Rows from a dataset of charts and code>
>> begin

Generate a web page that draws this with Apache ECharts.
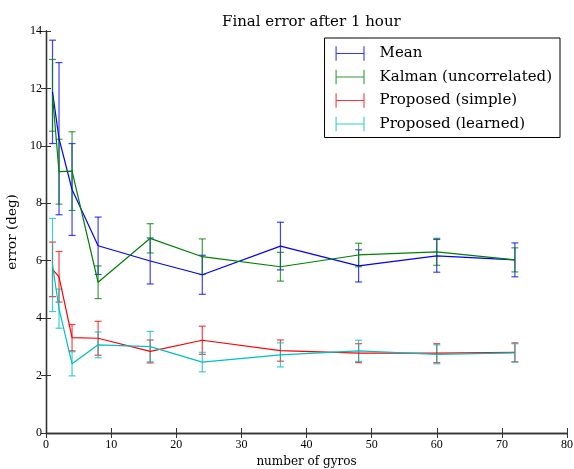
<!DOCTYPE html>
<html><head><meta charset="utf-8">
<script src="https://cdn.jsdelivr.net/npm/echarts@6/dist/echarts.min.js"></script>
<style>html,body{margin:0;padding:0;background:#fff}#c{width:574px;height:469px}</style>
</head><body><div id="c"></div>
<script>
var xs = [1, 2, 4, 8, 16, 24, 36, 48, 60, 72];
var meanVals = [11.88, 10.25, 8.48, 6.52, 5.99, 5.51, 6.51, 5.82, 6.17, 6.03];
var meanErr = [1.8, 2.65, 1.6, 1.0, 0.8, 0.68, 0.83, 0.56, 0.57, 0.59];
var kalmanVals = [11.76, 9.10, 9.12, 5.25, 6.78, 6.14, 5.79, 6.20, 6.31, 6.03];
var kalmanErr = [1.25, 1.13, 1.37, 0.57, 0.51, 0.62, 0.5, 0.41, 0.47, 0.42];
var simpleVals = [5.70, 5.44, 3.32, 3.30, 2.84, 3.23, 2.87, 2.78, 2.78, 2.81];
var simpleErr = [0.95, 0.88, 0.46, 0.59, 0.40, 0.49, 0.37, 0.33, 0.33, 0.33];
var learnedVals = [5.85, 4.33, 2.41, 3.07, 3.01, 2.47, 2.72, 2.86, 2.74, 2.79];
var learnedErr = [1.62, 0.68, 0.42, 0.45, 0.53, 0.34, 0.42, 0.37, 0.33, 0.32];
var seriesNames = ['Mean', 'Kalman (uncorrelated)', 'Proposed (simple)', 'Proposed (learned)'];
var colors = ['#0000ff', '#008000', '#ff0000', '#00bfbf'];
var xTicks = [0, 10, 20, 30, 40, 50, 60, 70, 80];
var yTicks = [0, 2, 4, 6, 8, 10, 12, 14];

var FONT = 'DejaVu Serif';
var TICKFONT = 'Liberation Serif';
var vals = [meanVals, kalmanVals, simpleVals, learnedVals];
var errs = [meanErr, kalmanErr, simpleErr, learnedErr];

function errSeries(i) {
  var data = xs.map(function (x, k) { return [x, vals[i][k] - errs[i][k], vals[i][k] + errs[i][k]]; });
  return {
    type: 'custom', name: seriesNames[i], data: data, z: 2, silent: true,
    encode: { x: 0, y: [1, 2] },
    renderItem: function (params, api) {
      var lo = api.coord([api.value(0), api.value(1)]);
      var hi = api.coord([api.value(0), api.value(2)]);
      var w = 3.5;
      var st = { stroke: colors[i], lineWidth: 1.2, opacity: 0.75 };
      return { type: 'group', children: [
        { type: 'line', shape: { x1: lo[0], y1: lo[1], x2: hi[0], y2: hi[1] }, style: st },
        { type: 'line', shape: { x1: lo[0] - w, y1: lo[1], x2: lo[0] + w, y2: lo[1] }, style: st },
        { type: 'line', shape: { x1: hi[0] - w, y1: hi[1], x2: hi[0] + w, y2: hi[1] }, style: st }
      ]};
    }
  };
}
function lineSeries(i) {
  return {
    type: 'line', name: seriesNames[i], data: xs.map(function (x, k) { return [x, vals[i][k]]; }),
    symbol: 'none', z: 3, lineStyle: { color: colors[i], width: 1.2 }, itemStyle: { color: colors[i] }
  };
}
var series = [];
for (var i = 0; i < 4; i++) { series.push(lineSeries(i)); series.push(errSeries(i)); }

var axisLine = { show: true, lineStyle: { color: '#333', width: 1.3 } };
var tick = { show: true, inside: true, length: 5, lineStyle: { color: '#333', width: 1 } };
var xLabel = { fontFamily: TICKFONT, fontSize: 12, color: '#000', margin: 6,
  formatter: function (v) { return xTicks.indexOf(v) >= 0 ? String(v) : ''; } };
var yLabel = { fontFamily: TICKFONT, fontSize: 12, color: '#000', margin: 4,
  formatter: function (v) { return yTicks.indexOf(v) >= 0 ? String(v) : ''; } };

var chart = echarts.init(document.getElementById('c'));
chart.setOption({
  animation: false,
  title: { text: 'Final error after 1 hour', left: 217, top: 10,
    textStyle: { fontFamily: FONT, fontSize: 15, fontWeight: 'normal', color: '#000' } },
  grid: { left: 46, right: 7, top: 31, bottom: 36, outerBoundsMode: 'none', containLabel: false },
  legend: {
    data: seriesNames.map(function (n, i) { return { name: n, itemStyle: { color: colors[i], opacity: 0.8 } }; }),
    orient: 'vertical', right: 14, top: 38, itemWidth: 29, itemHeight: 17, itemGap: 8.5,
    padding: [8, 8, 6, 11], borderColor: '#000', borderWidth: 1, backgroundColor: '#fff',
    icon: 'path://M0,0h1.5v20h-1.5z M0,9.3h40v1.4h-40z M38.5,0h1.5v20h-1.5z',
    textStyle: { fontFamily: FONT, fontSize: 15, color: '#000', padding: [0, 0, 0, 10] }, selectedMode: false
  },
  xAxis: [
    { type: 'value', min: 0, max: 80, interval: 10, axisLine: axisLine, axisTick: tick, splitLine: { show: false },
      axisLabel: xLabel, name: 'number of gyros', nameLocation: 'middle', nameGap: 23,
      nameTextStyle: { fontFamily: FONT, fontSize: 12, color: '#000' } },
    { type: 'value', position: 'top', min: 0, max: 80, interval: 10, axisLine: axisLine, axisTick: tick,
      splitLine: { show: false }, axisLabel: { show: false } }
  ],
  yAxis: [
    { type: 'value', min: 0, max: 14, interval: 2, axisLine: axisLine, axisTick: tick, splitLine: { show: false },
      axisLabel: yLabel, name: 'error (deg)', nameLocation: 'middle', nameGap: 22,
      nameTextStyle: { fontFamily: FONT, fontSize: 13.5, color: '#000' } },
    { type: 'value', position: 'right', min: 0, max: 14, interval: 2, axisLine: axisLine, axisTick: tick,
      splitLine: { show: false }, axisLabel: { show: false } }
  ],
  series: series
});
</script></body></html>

>> end
>> begin

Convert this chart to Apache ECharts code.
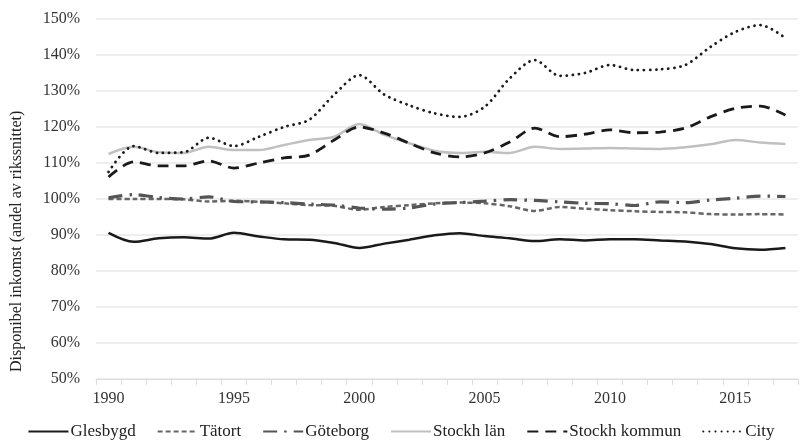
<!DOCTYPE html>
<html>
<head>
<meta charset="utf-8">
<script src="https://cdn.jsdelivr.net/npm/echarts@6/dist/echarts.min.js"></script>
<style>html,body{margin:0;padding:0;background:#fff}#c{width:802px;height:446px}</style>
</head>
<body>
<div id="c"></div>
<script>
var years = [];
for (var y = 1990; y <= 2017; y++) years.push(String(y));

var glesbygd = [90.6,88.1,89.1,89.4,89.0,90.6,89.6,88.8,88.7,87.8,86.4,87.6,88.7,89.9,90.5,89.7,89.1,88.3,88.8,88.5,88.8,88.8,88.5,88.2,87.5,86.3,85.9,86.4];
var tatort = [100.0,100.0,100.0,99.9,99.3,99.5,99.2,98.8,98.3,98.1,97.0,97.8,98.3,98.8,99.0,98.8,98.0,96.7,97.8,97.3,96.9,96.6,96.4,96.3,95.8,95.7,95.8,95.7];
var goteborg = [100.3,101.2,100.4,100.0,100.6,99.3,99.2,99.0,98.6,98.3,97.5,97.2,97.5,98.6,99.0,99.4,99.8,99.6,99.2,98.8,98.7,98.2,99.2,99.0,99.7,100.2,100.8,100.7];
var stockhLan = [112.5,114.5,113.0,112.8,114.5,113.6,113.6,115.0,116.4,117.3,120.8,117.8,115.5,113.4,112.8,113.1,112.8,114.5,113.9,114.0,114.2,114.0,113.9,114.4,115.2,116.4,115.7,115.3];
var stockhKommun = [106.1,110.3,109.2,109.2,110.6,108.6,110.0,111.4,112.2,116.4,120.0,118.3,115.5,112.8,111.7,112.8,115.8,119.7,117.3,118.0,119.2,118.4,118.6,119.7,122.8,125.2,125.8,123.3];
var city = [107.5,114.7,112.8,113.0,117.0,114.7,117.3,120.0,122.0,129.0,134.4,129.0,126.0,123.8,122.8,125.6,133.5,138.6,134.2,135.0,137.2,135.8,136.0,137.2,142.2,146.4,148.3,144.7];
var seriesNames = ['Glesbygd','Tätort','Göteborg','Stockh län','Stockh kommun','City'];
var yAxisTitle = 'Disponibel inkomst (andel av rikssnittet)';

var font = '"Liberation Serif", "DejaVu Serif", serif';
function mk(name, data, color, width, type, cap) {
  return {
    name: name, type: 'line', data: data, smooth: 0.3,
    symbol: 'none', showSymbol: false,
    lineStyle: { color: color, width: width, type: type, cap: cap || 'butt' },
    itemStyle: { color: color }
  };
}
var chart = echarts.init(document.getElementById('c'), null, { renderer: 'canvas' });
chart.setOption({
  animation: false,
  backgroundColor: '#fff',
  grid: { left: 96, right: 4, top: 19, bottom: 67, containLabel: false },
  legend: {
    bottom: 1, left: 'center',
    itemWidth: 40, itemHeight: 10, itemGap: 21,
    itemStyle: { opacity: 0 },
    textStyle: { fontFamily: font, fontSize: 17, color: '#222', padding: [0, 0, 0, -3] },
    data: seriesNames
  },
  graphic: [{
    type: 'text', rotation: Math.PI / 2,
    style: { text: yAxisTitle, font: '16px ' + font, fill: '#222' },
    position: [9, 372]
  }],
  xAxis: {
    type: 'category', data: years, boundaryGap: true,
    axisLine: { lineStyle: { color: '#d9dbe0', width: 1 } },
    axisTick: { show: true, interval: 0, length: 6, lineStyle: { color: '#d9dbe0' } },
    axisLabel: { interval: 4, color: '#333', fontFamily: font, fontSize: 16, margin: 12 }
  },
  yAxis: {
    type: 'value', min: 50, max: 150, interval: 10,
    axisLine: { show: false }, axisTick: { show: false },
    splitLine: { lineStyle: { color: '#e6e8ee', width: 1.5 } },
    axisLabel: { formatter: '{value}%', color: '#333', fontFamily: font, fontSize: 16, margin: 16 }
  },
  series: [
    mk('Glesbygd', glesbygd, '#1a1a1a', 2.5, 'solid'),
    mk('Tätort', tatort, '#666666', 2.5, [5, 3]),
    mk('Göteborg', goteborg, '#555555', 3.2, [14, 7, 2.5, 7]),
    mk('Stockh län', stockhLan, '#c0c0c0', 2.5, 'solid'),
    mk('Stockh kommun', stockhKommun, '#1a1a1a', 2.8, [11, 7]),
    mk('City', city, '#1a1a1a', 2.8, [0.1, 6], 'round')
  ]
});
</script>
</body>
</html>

>> end
>> begin

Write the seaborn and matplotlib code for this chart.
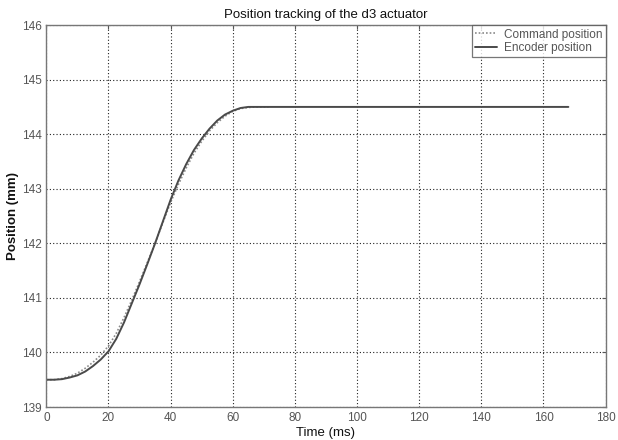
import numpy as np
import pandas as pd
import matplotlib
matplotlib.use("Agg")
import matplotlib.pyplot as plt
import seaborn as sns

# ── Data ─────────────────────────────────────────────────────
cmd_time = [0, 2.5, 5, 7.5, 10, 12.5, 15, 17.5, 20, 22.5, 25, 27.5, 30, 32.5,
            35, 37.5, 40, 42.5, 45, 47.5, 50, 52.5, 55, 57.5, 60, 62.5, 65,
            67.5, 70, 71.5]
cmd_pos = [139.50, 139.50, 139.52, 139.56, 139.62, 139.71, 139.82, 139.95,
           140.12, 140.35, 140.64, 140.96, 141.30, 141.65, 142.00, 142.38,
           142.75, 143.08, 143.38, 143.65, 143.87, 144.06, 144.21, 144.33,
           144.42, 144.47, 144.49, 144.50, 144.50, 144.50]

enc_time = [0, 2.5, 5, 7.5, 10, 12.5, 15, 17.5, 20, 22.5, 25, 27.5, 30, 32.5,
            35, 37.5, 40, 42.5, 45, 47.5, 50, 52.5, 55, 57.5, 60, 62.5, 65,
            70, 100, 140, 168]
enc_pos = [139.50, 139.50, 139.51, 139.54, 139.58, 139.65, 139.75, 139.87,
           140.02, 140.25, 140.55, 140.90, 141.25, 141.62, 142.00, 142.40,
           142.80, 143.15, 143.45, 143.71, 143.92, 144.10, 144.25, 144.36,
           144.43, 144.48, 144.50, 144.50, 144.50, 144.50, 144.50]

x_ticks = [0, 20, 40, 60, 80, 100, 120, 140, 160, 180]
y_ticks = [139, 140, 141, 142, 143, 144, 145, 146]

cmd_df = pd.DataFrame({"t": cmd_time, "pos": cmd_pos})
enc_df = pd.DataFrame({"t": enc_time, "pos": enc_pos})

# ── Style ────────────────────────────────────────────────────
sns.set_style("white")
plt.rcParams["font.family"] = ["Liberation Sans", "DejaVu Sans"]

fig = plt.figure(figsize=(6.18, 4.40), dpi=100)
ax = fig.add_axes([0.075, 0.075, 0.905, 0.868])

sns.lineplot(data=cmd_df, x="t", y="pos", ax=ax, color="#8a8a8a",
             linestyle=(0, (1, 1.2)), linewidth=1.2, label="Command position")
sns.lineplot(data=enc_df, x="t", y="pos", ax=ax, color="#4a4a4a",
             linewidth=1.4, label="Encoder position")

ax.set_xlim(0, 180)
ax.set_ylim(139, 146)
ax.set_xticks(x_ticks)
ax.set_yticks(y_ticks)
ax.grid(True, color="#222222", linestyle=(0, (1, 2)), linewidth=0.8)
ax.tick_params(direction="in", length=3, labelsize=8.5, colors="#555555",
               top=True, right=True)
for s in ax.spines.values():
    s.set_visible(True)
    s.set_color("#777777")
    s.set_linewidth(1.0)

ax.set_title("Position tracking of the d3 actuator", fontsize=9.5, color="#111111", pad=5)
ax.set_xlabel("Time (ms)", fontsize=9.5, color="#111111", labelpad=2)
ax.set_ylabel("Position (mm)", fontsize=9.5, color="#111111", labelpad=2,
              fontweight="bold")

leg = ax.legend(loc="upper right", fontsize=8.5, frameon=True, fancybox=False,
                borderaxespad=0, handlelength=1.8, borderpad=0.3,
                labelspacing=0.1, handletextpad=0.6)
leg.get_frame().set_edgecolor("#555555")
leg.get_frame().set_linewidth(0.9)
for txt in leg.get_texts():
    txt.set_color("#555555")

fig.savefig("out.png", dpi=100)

>> end

AIM>
Pictures stay out: repeat exactly only the lines from the one with "Write the seaborn" through the one with "144.42, 144.47, 144.49, 144.50, 144.50, 144.50]".

IN RESPONSE>
Write the seaborn and matplotlib code for this chart.
import numpy as np
import pandas as pd
import matplotlib
matplotlib.use("Agg")
import matplotlib.pyplot as plt
import seaborn as sns

# ── Data ─────────────────────────────────────────────────────
cmd_time = [0, 2.5, 5, 7.5, 10, 12.5, 15, 17.5, 20, 22.5, 25, 27.5, 30, 32.5,
            35, 37.5, 40, 42.5, 45, 47.5, 50, 52.5, 55, 57.5, 60, 62.5, 65,
            67.5, 70, 71.5]
cmd_pos = [139.50, 139.50, 139.52, 139.56, 139.62, 139.71, 139.82, 139.95,
           140.12, 140.35, 140.64, 140.96, 141.30, 141.65, 142.00, 142.38,
           142.75, 143.08, 143.38, 143.65, 143.87, 144.06, 144.21, 144.33,
           144.42, 144.47, 144.49, 144.50, 144.50, 144.50]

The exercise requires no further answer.